La justice monte sur le terrain

Alexandre Charlier
Alexandre Charlier Journaliste sportif

Les championnats de football de D 2 et D 3 ont été annulés le week-end passé. Namur, Geel et les juristes font trembler l’Union belge.

Le président de l’Union belge de football, François De Keersmaecker, n’a pas accompagné, en milieu de semaine, les Diables rouges au Kazakhstan. Non, il ne déteste pas l’avion. Il n’est pas non plus en froid avec René Vandereycken, sélectionneur national et fin dénicheur de sponsors. En réalité, un nouveau foyer d’incendie s’est déclaré dans sa maison de verre, le siège de l’Union belge. Où les réunions de la dernière chance se succèdent pour sortir la fédération d’un fameux bourbier juridico-sportif.

A l’heure où nous écrivons ces lignes, la volonté est de faire accepter par tous un championnat de division 2 à 19 clubs, intégrant les clubs de Namur et Geel, les deux vilains petits canards…

Namur a, en effet, obtenu de la justice civile (le président du tribunal des référés de Namur) de pouvoir jouer en D 2, au même titre que Geel.

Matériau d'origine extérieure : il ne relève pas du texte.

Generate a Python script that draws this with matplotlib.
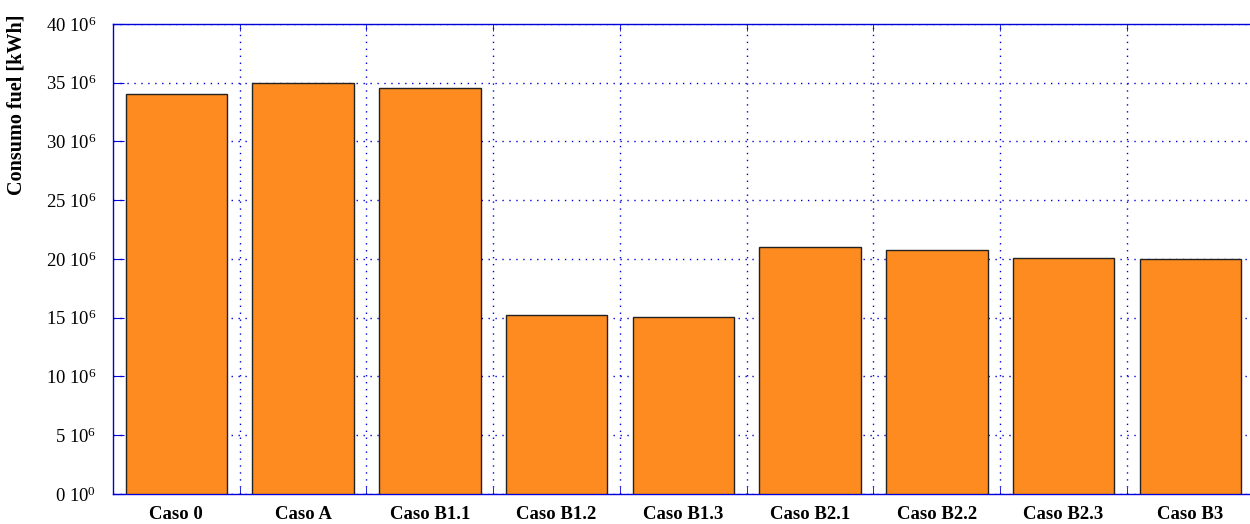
import matplotlib.pyplot as plt
import numpy as np

plt.rcParams['font.family'] = ['Liberation Serif', 'DejaVu Serif']
plt.rcParams['mathtext.fontset'] = 'custom'
plt.rcParams['mathtext.rm'] = 'Liberation Serif'

casos = ["Caso 0", "Caso A", "Caso B1.1", "Caso B1.2", "Caso B1.3",
         "Caso B2.1", "Caso B2.2", "Caso B2.3", "Caso B3"]
consumo_fuel = [34.0e6, 35.0e6, 34.55e6, 15.25e6, 15.1e6,
                21.05e6, 20.75e6, 20.05e6, 20.0e6]
yticks = [0, 5e6, 10e6, 15e6, 20e6, 25e6, 30e6, 35e6, 40e6]

bar_colour = "#fd8b1f"
axis_colour = "#0000dd"

fig = plt.figure(figsize=(12.5, 5.24), dpi=100)
ax = fig.add_axes([0.0904, 0.0573, 0.9126, 0.8969])

x = np.arange(len(casos))
ax.bar(x, consumo_fuel, width=0.8, color=bar_colour, edgecolor="#222222",
       linewidth=1.0, zorder=3)

ax.set_xlim(-0.5, len(casos) - 0.5)
ax.set_ylim(0, 40e6)

ax.set_xticks(x)
ax.set_xticklabels(casos, fontsize=13.5, fontweight="bold")
ax.set_xticks(x[:-1] + 0.5, minor=True)
ax.tick_params(axis="x", which="major", length=0, pad=9)
ax.tick_params(axis="x", which="minor", length=5, direction="in",
               color=axis_colour, top=True, bottom=True)

ax.set_yticks(yticks)
labels = []
for v in yticks:
    if v == 0:
        labels.append(r"0 $\mathregular{10^{0}}$")
    else:
        labels.append(r"%d $\mathregular{10^{6}}$" % round(v / 1e6))
ax.set_yticklabels(labels, fontsize=13.5)
ax.tick_params(axis="y", length=8, direction="in", color=axis_colour, pad=12)

ax.grid(True, which="minor", axis="x", color=axis_colour, linestyle=(0, (1, 4)),
        linewidth=1.0, zorder=0)
ax.grid(True, which="major", axis="y", color=axis_colour, linestyle=(0, (1, 4)),
        linewidth=1.0, zorder=0)
ax.set_axisbelow(True)

for side in ["left", "bottom", "top"]:
    ax.spines[side].set_color(axis_colour)
    ax.spines[side].set_linewidth(1.0)
ax.spines["right"].set_visible(False)

# axis title sits near the top of the y axis
fig.text(0.0135, 1 - 105 / 524, "Consumo fuel [kWh]", rotation=90,
         fontsize=14.5, fontweight="bold", ha="center", va="center")

fig.savefig("out.png", dpi=100)
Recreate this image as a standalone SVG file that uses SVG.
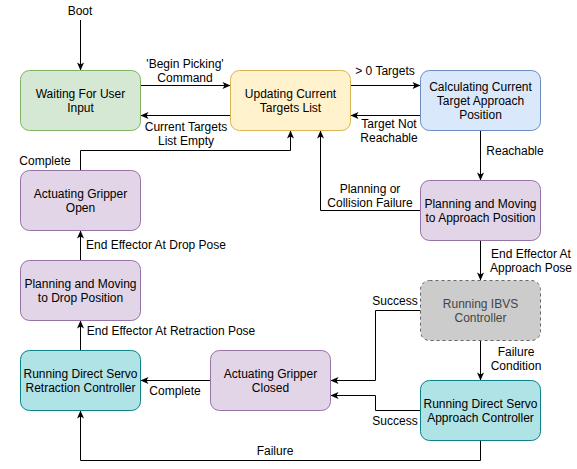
<svg xmlns="http://www.w3.org/2000/svg" width="577" height="469" viewBox="0 0 577 469">
<style>
text{font-family:"Liberation Sans",Arial,sans-serif;font-size:12px;fill:#000}
.n text{text-anchor:middle}
.c path{fill:none;stroke:#000;stroke-width:1;marker-end:url(#a)}
.lbl text{text-anchor:middle}
.green{fill:#d5e8d4;stroke:#82b366}
.yellow{fill:#fff2cc;stroke:#d6b656}
.blue{fill:#dae8fc;stroke:#6c8ebf}
.purple{fill:#e1d5e7;stroke:#9673a6}
.teal{fill:#b0e3e6;stroke:#0e8088}
.gray{fill:#cccccc;stroke:#666666;stroke-dasharray:3 3}
</style>
<defs>
<marker id="a" viewBox="0 0 10 10" refX="9" refY="5" markerWidth="10" markerHeight="10" markerUnits="userSpaceOnUse" orient="auto">
<path d="M1,1.5 L9,5 L1,8.5 L3,5 z" fill="#000"/>
</marker>
</defs>
<g class="c" id="connectors">
<path d="M80.5,20 V70.5"/>
<path d="M140.5,85.5 H230.5"/>
<path d="M230.5,115.5 H140.5"/>
<path d="M350.5,85.5 H420.5"/>
<path d="M420.5,115.5 H350.5"/>
<path d="M480.5,130.5 V180.5"/>
<path d="M420.5,210.5 H320.5 V130.5"/>
<path d="M80.5,170.5 V150.5 H290.5 V130.5"/>
<path d="M480.5,240.5 V280.5"/>
<path d="M480.5,340.5 V380.5"/>
<path d="M420.5,310.5 H375.5 V380.5 H330.5"/>
<path d="M420.5,410.5 H375.5 V395.5 H330.5"/>
<path d="M480.5,440.5 V460.5 H80.5 V410.5"/>
<path d="M210.5,380.5 H140.5"/>
<path d="M80.5,350.5 V320.5"/>
<path d="M80.5,260.5 V230.5"/>
</g>
<g class="lbl" id="labels">
<text x="80" y="15">Boot</text>
<text x="185" y="67.5">'Begin Picking'</text>
<text x="185" y="81.5">Command</text>
<text x="186" y="131">Current Targets</text>
<text x="186" y="145">List Empty</text>
<text x="385" y="75">&gt; 0 Targets</text>
<text x="389" y="127.5">Target Not</text>
<text x="389" y="141.5">Reachable</text>
<text x="515" y="155">Reachable</text>
<text x="370" y="192.5">Planning or</text>
<text x="370" y="207">Collision Failure</text>
<text x="45" y="165">Complete</text>
<text x="156" y="249">End Effector At Drop Pose</text>
<text x="531" y="258">End Effector At</text>
<text x="531" y="272">Approach Pose</text>
<text x="395" y="305">Success</text>
<text x="516" y="356">Failure</text>
<text x="516" y="370">Condition</text>
<text x="395" y="425">Success</text>
<text x="275" y="455">Failure</text>
<text x="175" y="395">Complete</text>
<text x="171" y="335">End Effector At Retraction Pose</text>
</g>
<g class="n" id="waiting"><rect class="green" x="20.5" y="70.5" width="120" height="60" rx="9"/><text x="80.5" y="98">Waiting For User</text><text x="80.5" y="112">Input</text></g>
<g class="n" id="updating"><rect class="yellow" x="230.5" y="70.5" width="120" height="60" rx="9"/><text x="290.5" y="98">Updating Current</text><text x="290.5" y="112">Targets List</text></g>
<g class="n" id="calculating"><rect class="blue" x="420.5" y="70.5" width="120" height="60" rx="9"/><text x="480.5" y="91">Calculating Current</text><text x="480.5" y="105">Target Approach</text><text x="480.5" y="119">Position</text></g>
<g class="n" id="planApproach"><rect class="purple" x="420.5" y="180.5" width="120" height="60" rx="9"/><text x="480.5" y="208">Planning and Moving</text><text x="480.5" y="222">to Approach Position</text></g>
<g class="n" id="ibvs"><rect class="gray" x="420.5" y="280.5" width="120" height="60" rx="9"/><text x="480.5" y="308" style="fill:#444444">Running IBVS</text><text x="480.5" y="322" style="fill:#444444">Controller</text></g>
<g class="n" id="dsApproach"><rect class="teal" x="420.5" y="380.5" width="120" height="60" rx="9"/><text x="480.5" y="408">Running Direct Servo</text><text x="480.5" y="422">Approach Controller</text></g>
<g class="n" id="gripClosed"><rect class="purple" x="210.5" y="350.5" width="120" height="60" rx="9"/><text x="270.5" y="378">Actuating Gripper</text><text x="270.5" y="392">Closed</text></g>
<g class="n" id="retraction"><rect class="teal" x="20.5" y="350.5" width="120" height="60" rx="9"/><text x="80.5" y="378">Running Direct Servo</text><text x="80.5" y="392">Retraction Controller</text></g>
<g class="n" id="planDrop"><rect class="purple" x="20.5" y="260.5" width="120" height="60" rx="9"/><text x="80.5" y="288">Planning and Moving</text><text x="80.5" y="302">to Drop Position</text></g>
<g class="n" id="gripOpen"><rect class="purple" x="20.5" y="170.5" width="120" height="60" rx="9"/><text x="80.5" y="198">Actuating Gripper</text><text x="80.5" y="212">Open</text></g>
</svg>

La décision, rendue publique vendredi, a surpris la plus grande fédération sportive du pays. Sous la menace financière (75 000 euros d’astreinte par jour de retard en faveur de l’UR Namur), l’Union belge décida de suspendre illico les compétitions en D 2 et D 3.

Comment sortir de l’impasse ? Là est la question. Même le juriste (de formation) qu’est De Keersmaecker était en peine de pouvoir répondre. Quand bien même une solution pouvait être trouvée entre les nombreuses parties concernées (clubs et ligues), elle risquerait d’être balayée par de nouveaux recours. Alors que l’Union, aujourd’hui aculée, refusait, début juillet, d’organiser ce championnat à 19, elle plaide désormais pour cette moins mauvaise des formules.

 » Le football belge est dirigé par des amateurs !  » estime Roger Blanpain, professeur émérite en droit du travail à la KUL (Katholieke Universiteit Leuven). Blanpain affirme que le règlement de l’Union belge est dépassé, qu’il ne répond plus à la réalité du football d’aujourd’hui, considéré sous sa dimension économique et sociale. Les juristes apprécieront… Reste que l’immixtion de la justice civile dans les sphères sportives est grandissante et pose de plus en plus de problèmes. Une solution aurait pu être trouvée via le tribunal belge d’arbitrage du sport, une institution créée par le COIB. Cette procédure, encouragée par l’Urbsfa (Union royale belge des sociétés de football-association), nécessitait un accord explicite des parties concernées. Namur y opposa un non catégorique. Et la crise, provoquée initialement par une décision de la Commission d’appel des licences de l’Union belge, favorable à Geel, a ainsi éclaté… après trois journées de compétitions en D 2 et D 3.

Le foot belge, qui entrevoyait la lumière après le comportement irréprochable de ses Espoirs à l’Euro des Pays-Bas, traverse ainsi une nouvelle période difficile, annoncée par l’élimination précoce de Genk et d’Anderlecht en Ligue des champions. L’Union belge se serait volontiers passée de cette mauvaise pub au moment où la KNVB, son alter ego néerlandais, a reçu l’appui financier du gouvernement batave pour concrétiser le dossier de candidature à l’organisation de la Coupe du monde 2018, en association avec la Belgique.

Au pays de Jean-Marc Bosman, on sait que les hommes de loi sont devenus des acteurs incontournables du sport. Avec certaines dérives, parfois. En mars dernier, Jozef Allijns, président du club de Courtrai, juriste comme il se doit, avait intenté une action en référé contre l’arbitre Stijn Hutsebaut, coupable, à ses yeux, d’avoir distribué trop de cartons jaunes à son équipe contre l’AFC Tubize. La D 2, déjà… Le juge des référés du tribunal de première instance de Bruxelles avait estimé la plainte irrecevable. On avait failli être la risée du monde entier. Et De Keersmaecker n’y aurait été pour rien.